Tuesday, January 27, 2009

Mrs Affleck by Samuel Adamson (adapted from Ibsen's Little Eyolf), Cottesloe Theatre, 20-Jan-2009 - directed by Marianne Elliott

I suppose what I want in an adaptation is for the adapter to bring something new to the piece. Otherwise they may just as well have done a fairly straight translation. Samuel Adamson moved the play's setting to the 1950s rather effectively and updated the mechanics of the relationships and jobs well but I never really felt that was enough. Also I noticed the period setting speeches - lots of stuff along the lines of (not an exact quote) “What would the new Prime Minister Eden do?” - rather too much. I kept thinking that in normal conversation you don't go round dropping heavy phrases to illustrate the period of history that is happening at the moment.
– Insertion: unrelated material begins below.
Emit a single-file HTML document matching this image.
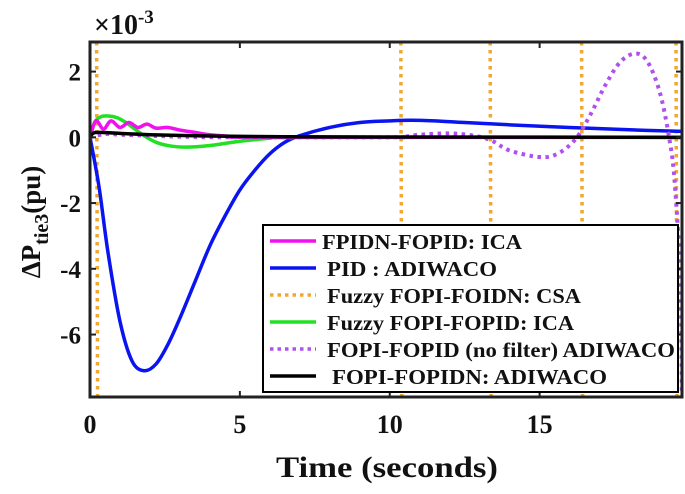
<!DOCTYPE html>
<html><head><meta charset="utf-8"><style>
body{margin:0;background:#fff;}
svg text{font-family:"Liberation Serif",serif;font-weight:bold;fill:#111;}
</style></head><body>
<svg id="chart" width="685" height="489" xmlns="http://www.w3.org/2000/svg">
<rect x="90" y="42" width="592" height="355" fill="#fff"/>
<g id="series" clip-path="url(#clip)"></g>
<defs><clipPath id="clip"><rect x="90" y="42" width="592" height="355"/></clipPath></defs>
<g id="axes"></g>
<text x="94" y="34" font-size="28">×10<tspan dy="-11" font-size="19">-3</tspan></text>
<text x="387" y="477" font-size="30" text-anchor="middle" textLength="222" lengthAdjust="spacingAndGlyphs">Time (seconds)</text>
<text transform="translate(40,222) rotate(-90)" font-size="27" text-anchor="middle">ΔP<tspan dy="8" font-size="20">tie3</tspan><tspan dy="-8">(pu)</tspan></text>
<g id="legend"></g>
</svg>
<script>
const xTicks=[0,5,10,15];
const yTicks=[2,0,-2,-4,-6];
const blueT=[0,0.3,0.6,1,1.4,1.8,2.2,2.6,3,3.5,4,4.5,5,5.5,6,6.5,7,8,9,10,10.7,11.5,12.5,14,16,18,19.75];
const blueV=[0,-1.5,-3.5,-5.6,-6.8,-7.1,-6.9,-6.3,-5.5,-4.4,-3.3,-2.4,-1.6,-1.0,-0.5,-0.15,0.05,0.3,0.45,0.5,0.52,0.5,0.45,0.38,0.3,0.23,0.18];
const greenT=[0,0.15,0.35,0.6,0.9,1.2,1.5,1.8,2.2,2.6,3.2,4,5,6,7,19.75];
const greenV=[0,0.45,0.62,0.65,0.6,0.45,0.25,0.05,-0.15,-0.25,-0.3,-0.25,-0.12,-0.03,0,0];
const magT=[0,0.2,0.45,0.7,1.0,1.3,1.6,1.9,2.2,2.6,3,3.5,4,5,6,19.75];
const magV=[0,0.5,0.25,0.5,0.3,0.45,0.3,0.4,0.28,0.3,0.22,0.15,0.08,0.02,0,0];
const blackT=[0,0.1,0.3,1,2,4,6,10,19.75];
const blackV=[0,0.12,0.15,0.12,0.08,0.04,0.02,0.01,0];
const purpT=[0,0.5,1,2,3,5,10,10.5,11,12,12.8,13.4,14,15,15.6,16.2,16.7,17.2,17.7,18.2,18.6,19,19.3,19.5,19.7,19.75];
const purpV=[0,0.1,0.08,0.05,0.02,0,0,0.02,0.08,0.12,0.05,-0.1,-0.4,-0.6,-0.5,-0.05,0.7,1.6,2.3,2.55,2.3,1.4,0.1,-1.3,-4.5,-8.5];
const spikeT=[0.22,10.37,13.35,16.4,19.55];
const legendLabels=["FPIDN-FOPID: ICA","PID : ADIWACO","Fuzzy FOPI-FOIDN: CSA","Fuzzy FOPI-FOPID: ICA","FOPI-FOPID (no filter) ADIWACO","FOPI-FOPIDN: ADIWACO"];

const X0=0,X1=19.75,Y0=-7.9,Y1=2.9,L=90,R=682,T=42,B=397;
const sx=t=>L+(t-X0)/(X1-X0)*(R-L);
const sy=v=>T+(Y1-v)/(Y1-Y0)*(B-T);
const NS="http://www.w3.org/2000/svg";
function mk(tag,attrs,parent){const e=document.createElementNS(NS,tag);for(const k in attrs)e.setAttribute(k,attrs[k]);parent.appendChild(e);return e;}
function smooth(ts,vs){const p=ts.map((t,i)=>[sx(t),sy(vs[i])]);let d="M"+p[0][0]+","+p[0][1];
 for(let i=0;i<p.length-1;i++){const a=p[Math.max(i-1,0)],b=p[i],c=p[i+1],e=p[Math.min(i+2,p.length-1)];
 d+=" C"+(b[0]+(c[0]-a[0])/6)+","+(b[1]+(c[1]-a[1])/6)+" "+(c[0]-(e[0]-b[0])/6)+","+(c[1]-(e[1]-b[1])/6)+" "+c[0]+","+c[1];}return d;}
const sg=document.getElementById("series");
spikeT.forEach((t,i)=>{const l=mk("line",{x1:sx(t),y1:T,x2:sx(t)+1,y2:B,stroke:"#f0a830","stroke-width":3.5,"stroke-dasharray":"3.5 4.5"},sg);

});
const ser=[[blueT,blueV,"#0a14f0","blue-series",""],[greenT,greenV,"#22e022","green-series",""],[magT,magV,"#f010f0","magenta-series",""],[purpT,purpV,"#b050f0","purple-series","3.5 4.5"],[blackT,blackV,"#000","black-series",""]];
ser.forEach(s=>{const p=mk("path",{d:smooth(s[0],s[1]),fill:"none",stroke:s[2],"stroke-width":s[4]?4:3.5,"stroke-dasharray":s[4]},sg);

});
const ax=document.getElementById("axes");
const fr=mk("rect",{x:L,y:T,width:R-L,height:B-T,fill:"none",stroke:"#222","stroke-width":3},ax);


xTicks.forEach(t=>{mk("line",{x1:sx(t),y1:B,x2:sx(t),y2:B-6,stroke:"#222","stroke-width":2},ax);mk("line",{x1:sx(t),y1:T,x2:sx(t),y2:T+6,stroke:"#222","stroke-width":2},ax);
const tx=mk("text",{x:sx(t),y:B+36,"font-size":26,"text-anchor":"middle"},ax);tx.textContent=t;

});
yTicks.forEach(v=>{mk("line",{x1:L,y1:sy(v),x2:L+6,y2:sy(v),stroke:"#222","stroke-width":2},ax);mk("line",{x1:R,y1:sy(v),x2:R-6,y2:sy(v),stroke:"#222","stroke-width":2},ax);
const tx=mk("text",{x:L-9,y:sy(v)+9,"font-size":25,"text-anchor":"end"},ax);tx.textContent=v;

});
const lg=document.getElementById("legend");
const box=mk("rect",{x:263,y:225,width:415,height:167,fill:"#fff",stroke:"#000","stroke-width":2},lg);


const lc=["#f010f0","#0a14f0","#f0a830","#22e022","#b050f0","#000"];
const ld=["","","3.5 4","","3.5 4",""];
const lx=[322,327,327,327,327,332];
const lw=[200,170,254,247,348,275];
legendLabels.forEach((s,i)=>{const y=241+i*27;
const ln=mk("line",{x1:270,y1:y,x2:316,y2:y,stroke:lc[i],"stroke-width":3.5,"stroke-dasharray":ld[i]},lg);


const tx=mk("text",{x:lx[i],y:y+8,"font-size":21,textLength:lw[i],lengthAdjust:"spacingAndGlyphs"},lg);tx.textContent=s;

});
</script>
</body></html>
I suppose that it is a trap that writers often encounter and maybe if I'd been enjoing myself more I wouldn't have noticed so much.
I was also a little unsure why he chose the title, I didn't feel that the play belonged to Claire Skinner's Mrs Affleck any than it belonged to Angus Wright, Naomi Frederick or the boy playing Ollie. She had plenty to say but didn't reveal much of herself other than the motive in the original play. This compared with a nicely thought out back story for the half-brother and sister.
I looked up the play Little Eyolf (on which this is based) afterwards and I noticed that the character of Flea, who stands in for the Rat-Wife in the original, was saying extremely similar lines to his counterpart. Not unexpected of course but I remembered how strange and awkward the lines had been coming from Flea. I couldn't quite believe that rats would be devouring communities along the Kent coast in the 1950s.
The set was designed to look a little like the space between two groynes on a beach with seating on three sides. This only came into use in the second and third acts of the play, in the first the unseated end of the space was taken up by the Affleck's kitchen and dismantling that set took the best part of half an hour but this was an early preview.
I couldn't help thinking that it that this could have been, given the actors and standard of acting, an excellent straightforward version of Little Eyolf but it didn't really work as an adaptation.